_Record excerpts_
********************
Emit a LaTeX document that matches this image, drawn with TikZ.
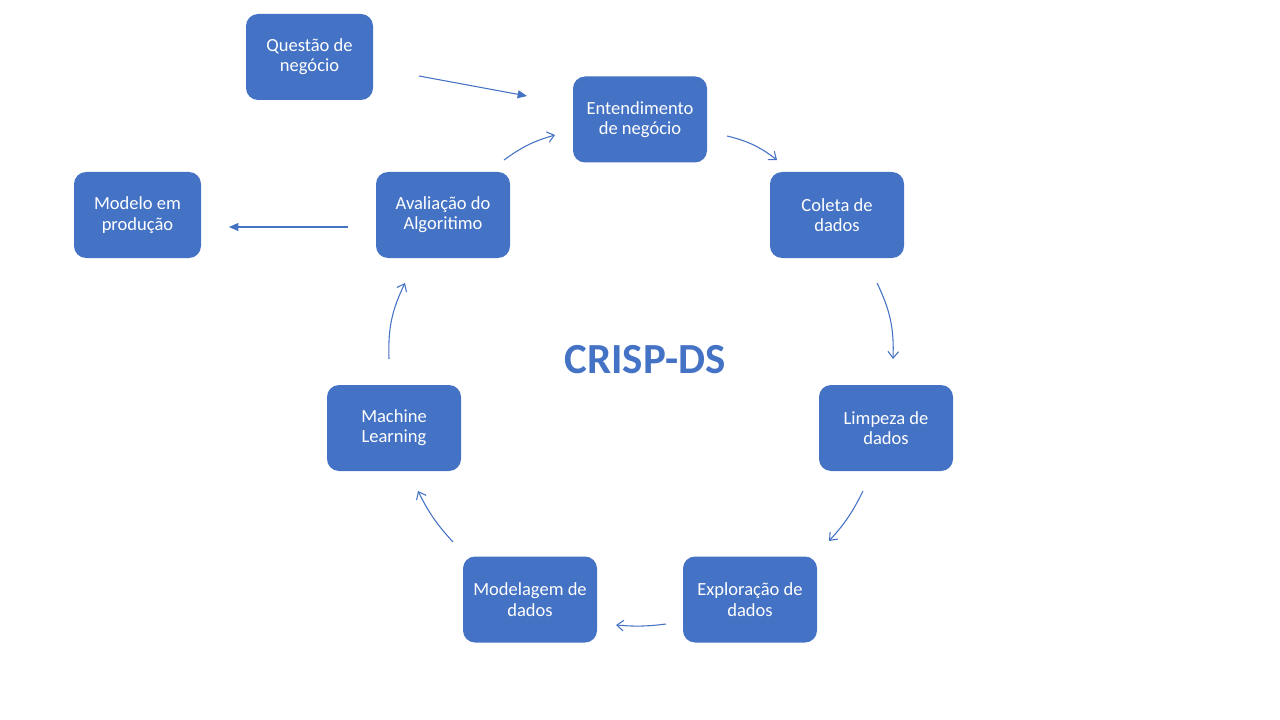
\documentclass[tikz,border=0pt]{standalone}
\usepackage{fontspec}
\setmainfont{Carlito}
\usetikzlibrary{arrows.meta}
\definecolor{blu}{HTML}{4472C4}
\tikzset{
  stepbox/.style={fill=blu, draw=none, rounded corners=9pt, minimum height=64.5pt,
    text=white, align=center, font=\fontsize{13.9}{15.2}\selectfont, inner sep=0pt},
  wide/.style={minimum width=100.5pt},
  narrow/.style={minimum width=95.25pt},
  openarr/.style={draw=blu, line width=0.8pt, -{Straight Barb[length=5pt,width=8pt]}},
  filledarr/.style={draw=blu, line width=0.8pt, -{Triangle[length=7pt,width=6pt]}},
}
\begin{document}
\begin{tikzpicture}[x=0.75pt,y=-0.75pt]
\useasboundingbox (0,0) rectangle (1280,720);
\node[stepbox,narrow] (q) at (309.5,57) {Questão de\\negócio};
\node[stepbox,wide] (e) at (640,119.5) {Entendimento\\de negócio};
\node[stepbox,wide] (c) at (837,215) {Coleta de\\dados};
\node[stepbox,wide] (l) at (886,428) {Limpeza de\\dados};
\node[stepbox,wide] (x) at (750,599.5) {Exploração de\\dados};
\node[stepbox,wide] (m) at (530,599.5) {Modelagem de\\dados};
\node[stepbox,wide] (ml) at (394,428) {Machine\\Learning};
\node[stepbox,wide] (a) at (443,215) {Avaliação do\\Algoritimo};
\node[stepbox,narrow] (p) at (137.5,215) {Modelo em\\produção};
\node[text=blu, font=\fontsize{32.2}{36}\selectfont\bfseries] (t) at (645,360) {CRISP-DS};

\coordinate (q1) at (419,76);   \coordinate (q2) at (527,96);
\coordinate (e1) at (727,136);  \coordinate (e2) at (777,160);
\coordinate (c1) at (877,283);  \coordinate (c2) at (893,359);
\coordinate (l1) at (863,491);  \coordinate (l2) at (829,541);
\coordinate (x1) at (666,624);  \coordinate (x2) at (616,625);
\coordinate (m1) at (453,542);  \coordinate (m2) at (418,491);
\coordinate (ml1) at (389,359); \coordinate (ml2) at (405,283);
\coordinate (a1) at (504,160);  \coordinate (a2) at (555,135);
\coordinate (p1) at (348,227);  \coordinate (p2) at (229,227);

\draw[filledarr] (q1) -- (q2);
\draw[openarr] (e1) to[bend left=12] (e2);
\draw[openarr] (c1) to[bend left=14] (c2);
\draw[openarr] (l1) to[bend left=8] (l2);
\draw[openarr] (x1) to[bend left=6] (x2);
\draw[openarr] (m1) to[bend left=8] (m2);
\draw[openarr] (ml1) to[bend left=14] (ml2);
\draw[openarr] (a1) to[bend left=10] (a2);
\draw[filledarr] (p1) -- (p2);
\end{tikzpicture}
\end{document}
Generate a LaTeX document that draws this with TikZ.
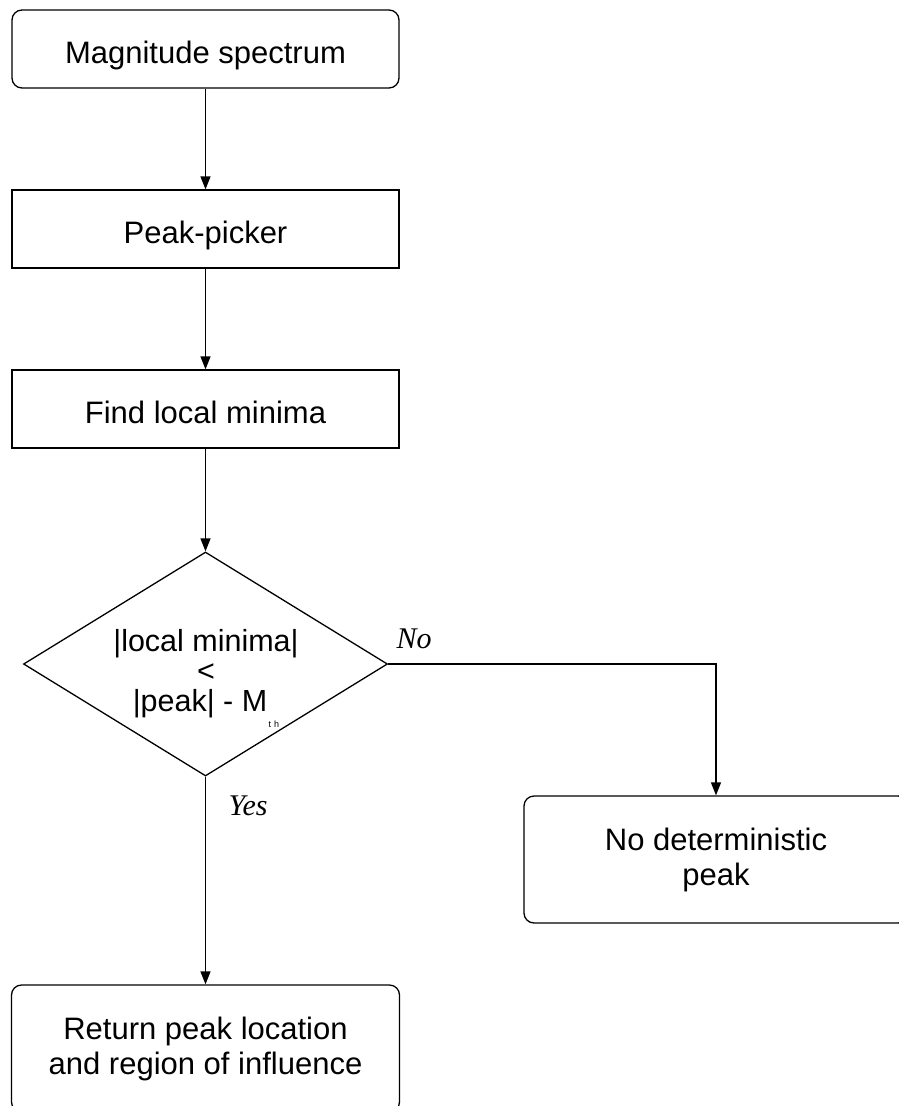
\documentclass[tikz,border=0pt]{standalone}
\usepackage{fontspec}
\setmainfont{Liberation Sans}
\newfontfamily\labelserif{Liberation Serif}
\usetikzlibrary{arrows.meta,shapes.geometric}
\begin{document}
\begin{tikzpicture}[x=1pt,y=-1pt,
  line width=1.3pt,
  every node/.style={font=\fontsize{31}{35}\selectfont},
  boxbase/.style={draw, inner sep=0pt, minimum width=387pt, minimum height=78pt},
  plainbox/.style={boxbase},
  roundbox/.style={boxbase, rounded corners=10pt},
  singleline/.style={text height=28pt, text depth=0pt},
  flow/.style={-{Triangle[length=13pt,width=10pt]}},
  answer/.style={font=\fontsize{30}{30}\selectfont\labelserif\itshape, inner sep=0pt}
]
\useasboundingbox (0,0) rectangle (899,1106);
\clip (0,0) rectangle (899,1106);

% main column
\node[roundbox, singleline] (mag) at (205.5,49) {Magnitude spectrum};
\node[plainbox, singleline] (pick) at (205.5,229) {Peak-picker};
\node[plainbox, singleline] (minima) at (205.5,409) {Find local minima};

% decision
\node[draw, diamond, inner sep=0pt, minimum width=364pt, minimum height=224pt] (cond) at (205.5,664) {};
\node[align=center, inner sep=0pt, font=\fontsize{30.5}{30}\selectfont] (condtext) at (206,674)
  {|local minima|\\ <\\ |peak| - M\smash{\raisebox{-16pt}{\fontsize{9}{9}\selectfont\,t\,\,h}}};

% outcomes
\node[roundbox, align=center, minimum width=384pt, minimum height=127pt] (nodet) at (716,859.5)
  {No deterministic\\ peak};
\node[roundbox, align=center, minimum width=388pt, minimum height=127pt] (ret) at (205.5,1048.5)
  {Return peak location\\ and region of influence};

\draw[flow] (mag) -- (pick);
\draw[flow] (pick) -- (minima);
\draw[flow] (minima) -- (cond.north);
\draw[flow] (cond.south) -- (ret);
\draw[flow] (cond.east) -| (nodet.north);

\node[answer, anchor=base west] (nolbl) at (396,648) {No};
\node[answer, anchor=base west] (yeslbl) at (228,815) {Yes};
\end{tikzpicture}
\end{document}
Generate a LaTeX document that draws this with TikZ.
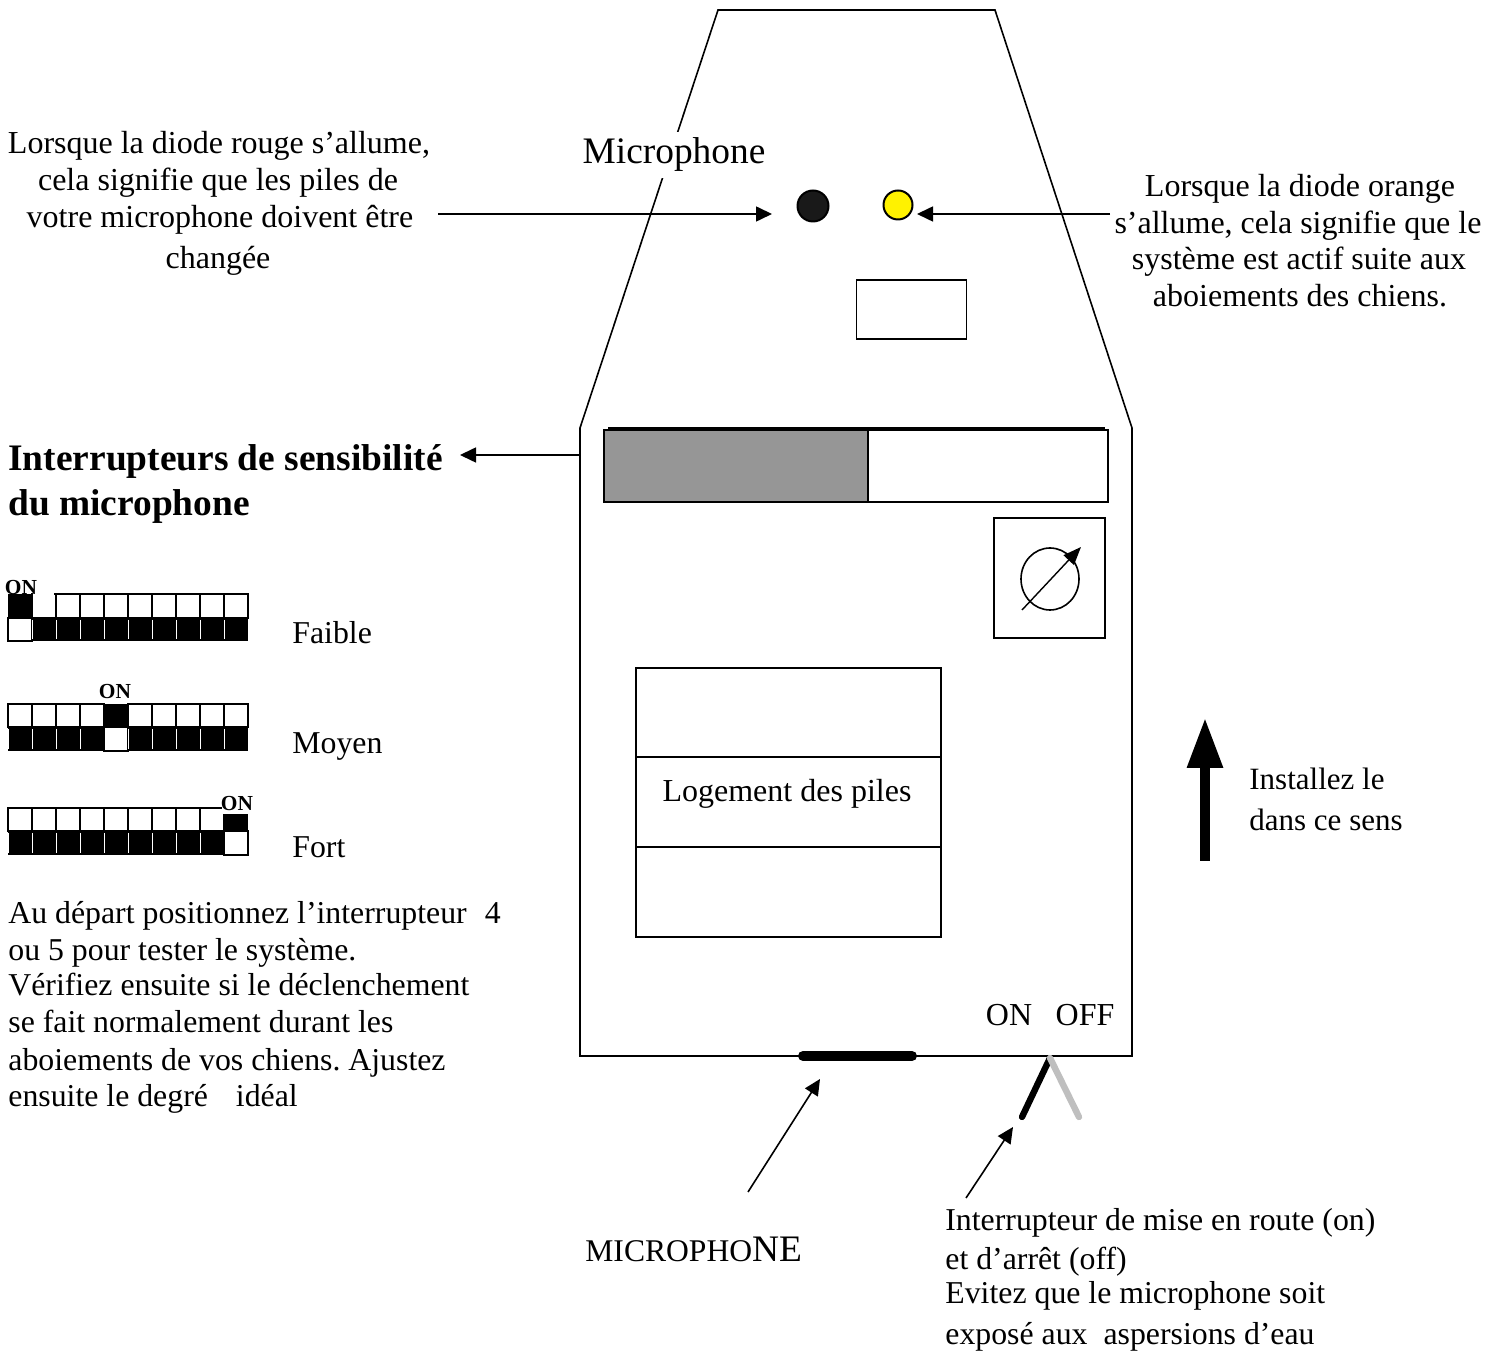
********************
_Direction_
The lines from the start of the entries above through the one containing "(t) at (645,360)" are to be retyped exactly, and no others. Pictures are left out.

_Expected answer_
Emit a LaTeX document that matches this image, drawn with TikZ.
\documentclass[tikz,border=0pt]{standalone}
\usepackage{fontspec}
\setmainfont{Carlito}
\usetikzlibrary{arrows.meta}
\definecolor{blu}{HTML}{4472C4}
\tikzset{
  stepbox/.style={fill=blu, draw=none, rounded corners=9pt, minimum height=64.5pt,
    text=white, align=center, font=\fontsize{13.9}{15.2}\selectfont, inner sep=0pt},
  wide/.style={minimum width=100.5pt},
  narrow/.style={minimum width=95.25pt},
  openarr/.style={draw=blu, line width=0.8pt, -{Straight Barb[length=5pt,width=8pt]}},
  filledarr/.style={draw=blu, line width=0.8pt, -{Triangle[length=7pt,width=6pt]}},
}
\begin{document}
\begin{tikzpicture}[x=0.75pt,y=-0.75pt]
\useasboundingbox (0,0) rectangle (1280,720);
\node[stepbox,narrow] (q) at (309.5,57) {Questão de\\negócio};
\node[stepbox,wide] (e) at (640,119.5) {Entendimento\\de negócio};
\node[stepbox,wide] (c) at (837,215) {Coleta de\\dados};
\node[stepbox,wide] (l) at (886,428) {Limpeza de\\dados};
\node[stepbox,wide] (x) at (750,599.5) {Exploração de\\dados};
\node[stepbox,wide] (m) at (530,599.5) {Modelagem de\\dados};
\node[stepbox,wide] (ml) at (394,428) {Machine\\Learning};
\node[stepbox,wide] (a) at (443,215) {Avaliação do\\Algoritimo};
\node[stepbox,narrow] (p) at (137.5,215) {Modelo em\\produção};
\node[text=blu, font=\fontsize{32.2}{36}\selectfont\bfseries] (t) at (645,360) {CRISP-DS};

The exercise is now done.